The Woman Who Left gehört mit „nur“ 226 Spielminuten demnach eher zu den Mittelstreckenfilmen in Diaz’ außerordentlichem Repertoire, was ihn jedoch nicht unbedingt greifbarer macht. Erzählt wird darin die Geschichte von Horacia (Charo Santos-Concio), einer ehemaligen Lehrerin, die nach dreißig Jahren aus dem Arbeitslager entlassen wird, in dem sie aufgrund einer falschen Mordanklage eingesperrt war. Als sie erfährt, dass ihr Mann mittlerweile verstorben und ihre Kinder versorgt beziehungsweise
verschollen sind, begibt sich die ehemalige Landschullehrerin in verdeckter Mission auf die Suche nach dem wahren Schuldigen des Verbrechens, um sich schließlich an ihm zu rächen. Bis es so weit ist, bleibt dem philippinischen Auteur jedoch auch hier erneut genügend Zeit, sich regelmäßig in kleinen Episoden des Alltags zu verirren, die der Handlung ihren gesellschaftlichen, sozialkritischen Subkontext geben. Denn darin besteht ein weiteres ausschlaggebendes Merkmal des Kinos von Lav Diaz: Ganz gleich in welche narrativen, genrevermischenden oder stilistischen Gefilde es den Regisseur verschlagen mag, seine Arbeiten sind stets von einer intensiven Beschäftigung mit der gewaltreichen Geschichte seines Landes sowie einem kontinuierlichen Befragen der großen moralischen Konflikte um Schuld, Liebe, Glauben, Vergebung und Vergeltung geprägt.

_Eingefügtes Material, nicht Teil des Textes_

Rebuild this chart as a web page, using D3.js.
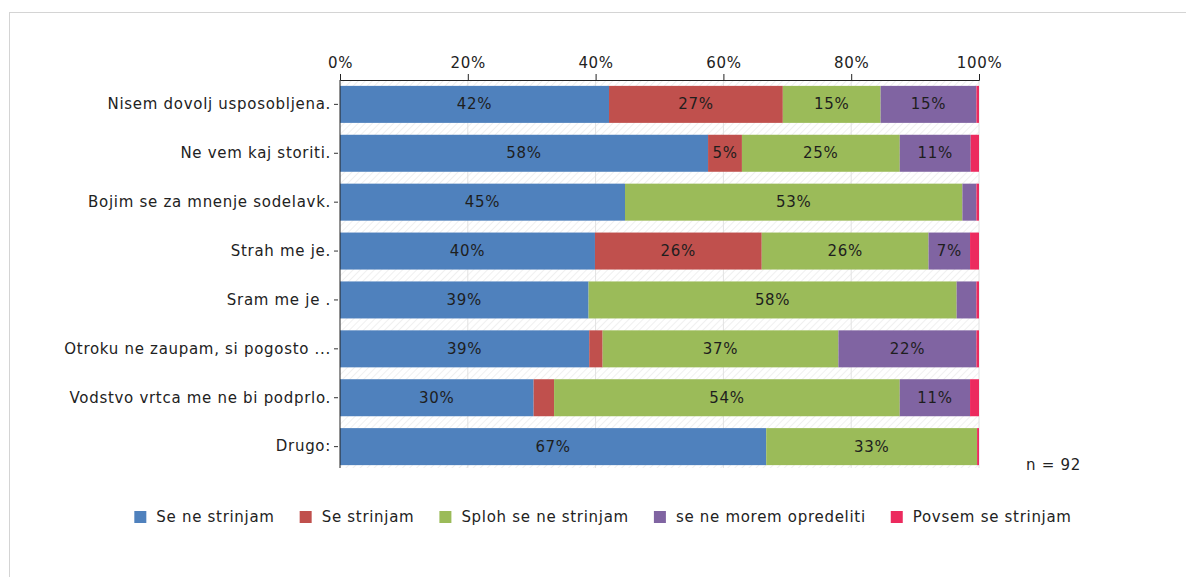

Orientiert hat sich Lav Diaz an Leo Tolstois Kurzgeschichte „Ein Verbannter“, die in einem sibirischen Gefangenlager um die Jahrhundertwende spielt. Doch erst durch die subtilen Parallelen zwischen seiner Hauptdarstellerin Charo Santos-Concio und der Figur, die sie verkörpert, gewinnt der Film seine eigentliche dramatische Wucht. In ihren Worten, den scheuen Blicken und Gesten zeigt sich das ganze Ausmaß eines Schicksals, das von Freiheitsentzug und der Sehnsucht nach einem anderen Leben im falschen gekennzeichnet ist. Trotz der schwarz-weißen Schattenwelten, die Diaz in präzise geplanten Einstellungen konzipiert, ist The Woman Who Left dennoch kein düsterer Film, sondern einer, der den Verstand erhellt, und dem Herzen einen sanften, aber lang anhaltenden Stoß versetzt.